Copy every entry word for word, but skip the pictures.

─── Data for this task ───

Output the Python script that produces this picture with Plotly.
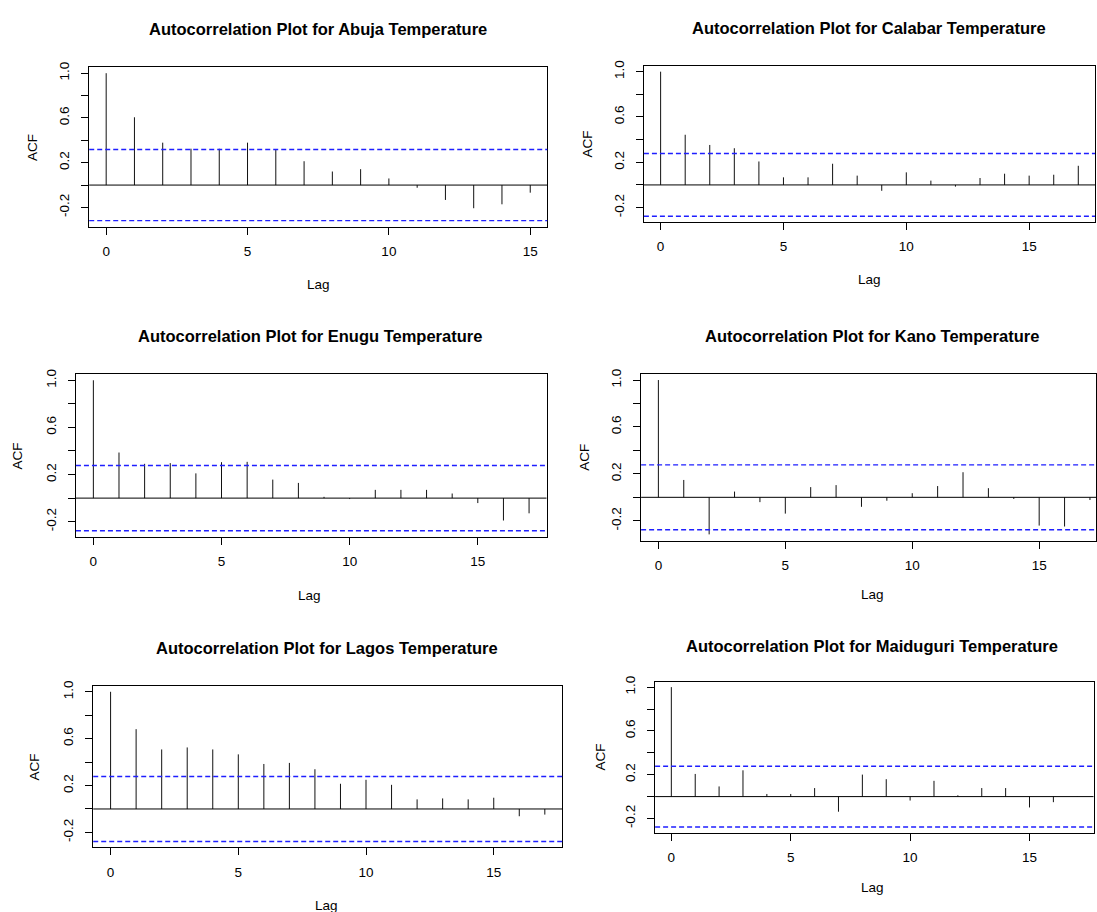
import plotly.graph_objects as go

# ---------------- data ----------------
cities = ["Abuja", "Calabar", "Enugu", "Kano", "Lagos", "Maiduguri"]

acf_abuja = [1.0, 0.606, 0.379, 0.325, 0.325, 0.379, 0.317, 0.213, 0.121, 0.142,
             0.059, -0.024, -0.133, -0.207, -0.172, -0.068]
acf_calabar = [1.0, 0.443, 0.353, 0.324, 0.207, 0.067, 0.067, 0.187, 0.082, -0.052,
               0.111, 0.038, -0.015, 0.061, 0.099, 0.082, 0.090, 0.169]
acf_enugu = [1.0, 0.387, 0.291, 0.297, 0.210, 0.305, 0.308, 0.157, 0.129, 0.011,
             -0.008, 0.070, 0.070, 0.070, 0.039, -0.042, -0.190, -0.129]
acf_kano = [1.0, 0.148, -0.316, 0.049, -0.041, -0.139, 0.087, 0.104, -0.081, -0.029,
            0.035, 0.096, 0.214, 0.078, -0.014, -0.241, -0.249, -0.023]
acf_lagos = [1.0, 0.681, 0.508, 0.525, 0.508, 0.466, 0.384, 0.393, 0.339, 0.215,
             0.249, 0.206, 0.082, 0.090, 0.082, 0.096, -0.062, -0.048]
acf_maiduguri = [1.0, 0.207, 0.093, 0.240, 0.024, 0.024, 0.078, -0.138, 0.201, 0.159,
                 -0.036, 0.144, 0.012, 0.078, 0.078, -0.099, -0.051, 0.002]

acf_series = [acf_abuja, acf_calabar, acf_enugu, acf_kano, acf_lagos, acf_maiduguri]
conf_limits = [0.318, 0.277, 0.277, 0.277, 0.277, 0.277]

y_tick_vals = [-0.2, 0.0, 0.2, 0.4, 0.6, 0.8, 1.0]
y_tick_text = ["-0.2", "", "0.2", "", "0.6", "", "1.0"]
x_tick_vals = [0, 5, 10, 15]

# ---------------- layout geometry (pixels in the 1097x912 page) ----------------
W, H = 1097, 912
panels = [
    dict(L=89.3, R=547.7, T=61.7, B=222.0, ty=23, tx=318.5, lagx=318.5, lagy=280, acfx=33),
    dict(L=644.5, R=1096.0, T=60.3, B=217.5, ty=22, tx=870, lagx=870, lagy=275, acfx=589),
    dict(L=76.0, R=547.0, T=370.7, B=534.3, ty=332, tx=310, lagx=310, lagy=593, acfx=18),
    dict(L=641.7, R=1097.0, T=370.3, B=538.1, ty=332, tx=873, lagx=873, lagy=592, acfx=585,
         ppl=25.41),
    dict(L=93.3, R=562.7, T=684.3, B=847.0, ty=646, tx=327, lagx=327, lagy=905, acfx=35),
    dict(L=655.7, R=1094.5, T=680.0, B=832.0, ty=644, tx=873, lagx=873, lagy=887, acfx=601),
]

FONT = "Liberation Sans, Arial, sans-serif"
TICK_SIZE = 13.5

fig = go.Figure()
annotations = []
shapes = []

for i, (city, acf, clim, p) in enumerate(zip(cities, acf_series, conf_limits, panels)):
    k = "" if i == 0 else str(i + 1)
    xa, ya = "x" + k, "y" + k
    lags = list(range(len(acf)))
    maxlag = lags[-1]

    # stems (type = "h")
    xs, ys = [], []
    for lag, v in zip(lags, acf):
        xs += [lag, lag, None]
        ys += [0, v, None]
    fig.add_trace(go.Scatter(x=xs, y=ys, mode="lines", xaxis=xa, yaxis=ya,
                             line=dict(color="#111111", width=1), showlegend=False,
                             hoverinfo="skip"))

    # R-style axis ranges (4% extension)
    x0 = -0.04 * maxlag
    x1 = 1.04 * maxlag
    if "ppl" in p:
        x1 = x0 + (p["R"] - p["L"]) / p["ppl"]
    lo = min(-clim, min(acf))
    hi = max(clim, max(acf))
    pad = 0.04 * (hi - lo)
    y0, y1 = lo - pad, hi + pad

    axis_common = dict(showgrid=False, zeroline=False, showline=True, mirror=True,
                       linecolor="black", linewidth=1, ticks="outside", ticklen=7,
                       tickwidth=1, tickcolor="black",
                       tickfont=dict(family=FONT, size=TICK_SIZE, color="black"))
    fig.layout["xaxis" + k] = dict(
        axis_common, domain=[p["L"] / W, p["R"] / W], range=[x0, x1],
        anchor=ya, tickvals=x_tick_vals, ticktext=[str(v) for v in x_tick_vals],
        ticklabelstandoff=5)
    fig.layout["yaxis" + k] = dict(
        axis_common, domain=[1 - p["B"] / H, 1 - p["T"] / H], range=[y0, y1],
        anchor=xa, tickvals=y_tick_vals, ticktext=y_tick_text, tickangle=-90,
        ticklabelstandoff=7)

    # horizontal zero line and confidence bounds
    shapes.append(dict(type="line", xref=xa + " domain", yref=ya, x0=0, x1=1,
                       y0=0, y1=0, line=dict(color="black", width=1)))
    for c in (clim, -clim):
        shapes.append(dict(type="line", xref=xa + " domain", yref=ya, x0=0, x1=1,
                           y0=c, y1=c, line=dict(color="#1f1fff", width=1.4,
                                                 dash="5px,3px")))

    # title and axis labels
    annotations.append(dict(text="<b>Autocorrelation Plot for %s Temperature</b>" % city,
                            xref="paper", yref="paper", x=p["tx"] / W, y=1 - p["ty"] / H,
                            xanchor="center", yanchor="middle", showarrow=False,
                            font=dict(family=FONT, size=16.5, color="black")))
    annotations.append(dict(text="Lag", xref="paper", yref="paper",
                            x=p["lagx"] / W, y=1 - p["lagy"] / H,
                            xanchor="center", yanchor="middle", showarrow=False,
                            font=dict(family=FONT, size=TICK_SIZE, color="black")))
    annotations.append(dict(text="ACF", xref="paper", yref="paper", textangle=-90,
                            x=p["acfx"] / W, y=1 - ((p["T"] + p["B"]) / 2) / H,
                            xanchor="center", yanchor="middle", showarrow=False,
                            font=dict(family=FONT, size=TICK_SIZE, color="black")))

fig.update_layout(width=W, height=H, margin=dict(l=0, r=0, t=0, b=0),
                  paper_bgcolor="white", plot_bgcolor="white",
                  annotations=annotations, shapes=shapes, showlegend=False)

# pin the figure to the top-left corner of the window (no default page margin)
fig.write_html(
    "out.html",
    config={"displayModeBar": False},
    post_script=(
        "document.documentElement.style.margin='0px';"
        "document.body.style.margin='0px';"
        "document.body.style.overflow='hidden';"
        "var d=document.getElementById('{plot_id}');"
        "d.style.position='fixed';d.style.left='0px';d.style.top='0px';"
    ),
)
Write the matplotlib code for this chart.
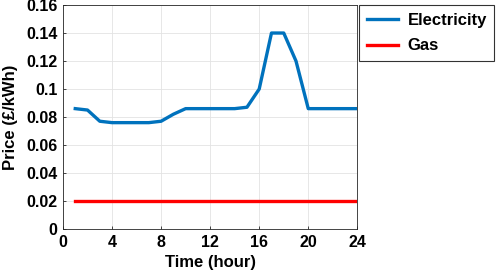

───

* [Task answer]
Output the Python script that produces this picture with Plotly.
import plotly.graph_objects as go

# ---------------- data ----------------
cities = ["Abuja", "Calabar", "Enugu", "Kano", "Lagos", "Maiduguri"]

acf_abuja = [1.0, 0.606, 0.379, 0.325, 0.325, 0.379, 0.317, 0.213, 0.121, 0.142,
             0.059, -0.024, -0.133, -0.207, -0.172, -0.068]
acf_calabar = [1.0, 0.443, 0.353, 0.324, 0.207, 0.067, 0.067, 0.187, 0.082, -0.052,
               0.111, 0.038, -0.015, 0.061, 0.099, 0.082, 0.090, 0.169]
acf_enugu = [1.0, 0.387, 0.291, 0.297, 0.210, 0.305, 0.308, 0.157, 0.129, 0.011,
             -0.008, 0.070, 0.070, 0.070, 0.039, -0.042, -0.190, -0.129]
acf_kano = [1.0, 0.148, -0.316, 0.049, -0.041, -0.139, 0.087, 0.104, -0.081, -0.029,
            0.035, 0.096, 0.214, 0.078, -0.014, -0.241, -0.249, -0.023]
acf_lagos = [1.0, 0.681, 0.508, 0.525, 0.508, 0.466, 0.384, 0.393, 0.339, 0.215,
             0.249, 0.206, 0.082, 0.090, 0.082, 0.096, -0.062, -0.048]
acf_maiduguri = [1.0, 0.207, 0.093, 0.240, 0.024, 0.024, 0.078, -0.138, 0.201, 0.159,
                 -0.036, 0.144, 0.012, 0.078, 0.078, -0.099, -0.051, 0.002]

acf_series = [acf_abuja, acf_calabar, acf_enugu, acf_kano, acf_lagos, acf_maiduguri]
conf_limits = [0.318, 0.277, 0.277, 0.277, 0.277, 0.277]

y_tick_vals = [-0.2, 0.0, 0.2, 0.4, 0.6, 0.8, 1.0]
y_tick_text = ["-0.2", "", "0.2", "", "0.6", "", "1.0"]
x_tick_vals = [0, 5, 10, 15]

# ---------------- layout geometry (pixels in the 1097x912 page) ----------------
W, H = 1097, 912
panels = [
    dict(L=89.3, R=547.7, T=61.7, B=222.0, ty=23, tx=318.5, lagx=318.5, lagy=280, acfx=33),
    dict(L=644.5, R=1096.0, T=60.3, B=217.5, ty=22, tx=870, lagx=870, lagy=275, acfx=589),
    dict(L=76.0, R=547.0, T=370.7, B=534.3, ty=332, tx=310, lagx=310, lagy=593, acfx=18),
    dict(L=641.7, R=1097.0, T=370.3, B=538.1, ty=332, tx=873, lagx=873, lagy=592, acfx=585,
         ppl=25.41),
    dict(L=93.3, R=562.7, T=684.3, B=847.0, ty=646, tx=327, lagx=327, lagy=905, acfx=35),
    dict(L=655.7, R=1094.5, T=680.0, B=832.0, ty=644, tx=873, lagx=873, lagy=887, acfx=601),
]

FONT = "Liberation Sans, Arial, sans-serif"
TICK_SIZE = 13.5

fig = go.Figure()
annotations = []
shapes = []

for i, (city, acf, clim, p) in enumerate(zip(cities, acf_series, conf_limits, panels)):
    k = "" if i == 0 else str(i + 1)
    xa, ya = "x" + k, "y" + k
    lags = list(range(len(acf)))
    maxlag = lags[-1]

    # stems (type = "h")
    xs, ys = [], []
    for lag, v in zip(lags, acf):
        xs += [lag, lag, None]
        ys += [0, v, None]
    fig.add_trace(go.Scatter(x=xs, y=ys, mode="lines", xaxis=xa, yaxis=ya,
                             line=dict(color="#111111", width=1), showlegend=False,
                             hoverinfo="skip"))

    # R-style axis ranges (4% extension)
    x0 = -0.04 * maxlag
    x1 = 1.04 * maxlag
    if "ppl" in p:
        x1 = x0 + (p["R"] - p["L"]) / p["ppl"]
    lo = min(-clim, min(acf))
    hi = max(clim, max(acf))
    pad = 0.04 * (hi - lo)
    y0, y1 = lo - pad, hi + pad

    axis_common = dict(showgrid=False, zeroline=False, showline=True, mirror=True,
                       linecolor="black", linewidth=1, ticks="outside", ticklen=7,
                       tickwidth=1, tickcolor="black",
                       tickfont=dict(family=FONT, size=TICK_SIZE, color="black"))
    fig.layout["xaxis" + k] = dict(
        axis_common, domain=[p["L"] / W, p["R"] / W], range=[x0, x1],
        anchor=ya, tickvals=x_tick_vals, ticktext=[str(v) for v in x_tick_vals],
        ticklabelstandoff=5)
    fig.layout["yaxis" + k] = dict(
        axis_common, domain=[1 - p["B"] / H, 1 - p["T"] / H], range=[y0, y1],
        anchor=xa, tickvals=y_tick_vals, ticktext=y_tick_text, tickangle=-90,
        ticklabelstandoff=7)

    # horizontal zero line and confidence bounds
    shapes.append(dict(type="line", xref=xa + " domain", yref=ya, x0=0, x1=1,
                       y0=0, y1=0, line=dict(color="black", width=1)))
    for c in (clim, -clim):
        shapes.append(dict(type="line", xref=xa + " domain", yref=ya, x0=0, x1=1,
                           y0=c, y1=c, line=dict(color="#1f1fff", width=1.4,
                                                 dash="5px,3px")))

    # title and axis labels
    annotations.append(dict(text="<b>Autocorrelation Plot for %s Temperature</b>" % city,
                            xref="paper", yref="paper", x=p["tx"] / W, y=1 - p["ty"] / H,
                            xanchor="center", yanchor="middle", showarrow=False,
                            font=dict(family=FONT, size=16.5, color="black")))
    annotations.append(dict(text="Lag", xref="paper", yref="paper",
                            x=p["lagx"] / W, y=1 - p["lagy"] / H,
                            xanchor="center", yanchor="middle", showarrow=False,
                            font=dict(family=FONT, size=TICK_SIZE, color="black")))
    annotations.append(dict(text="ACF", xref="paper", yref="paper", textangle=-90,
                            x=p["acfx"] / W, y=1 - ((p["T"] + p["B"]) / 2) / H,
                            xanchor="center", yanchor="middle", showarrow=False,
                            font=dict(family=FONT, size=TICK_SIZE, color="black")))

fig.update_layout(width=W, height=H, margin=dict(l=0, r=0, t=0, b=0),
                  paper_bgcolor="white", plot_bgcolor="white",
                  annotations=annotations, shapes=shapes, showlegend=False)

# pin the figure to the top-left corner of the window (no default page margin)
fig.write_html(
    "out.html",
    config={"displayModeBar": False},
    post_script=(
        "document.documentElement.style.margin='0px';"
        "document.body.style.margin='0px';"
        "document.body.style.overflow='hidden';"
        "var d=document.getElementById('{plot_id}');"
        "d.style.position='fixed';d.style.left='0px';d.style.top='0px';"
    ),
)
Write the matplotlib code for this chart.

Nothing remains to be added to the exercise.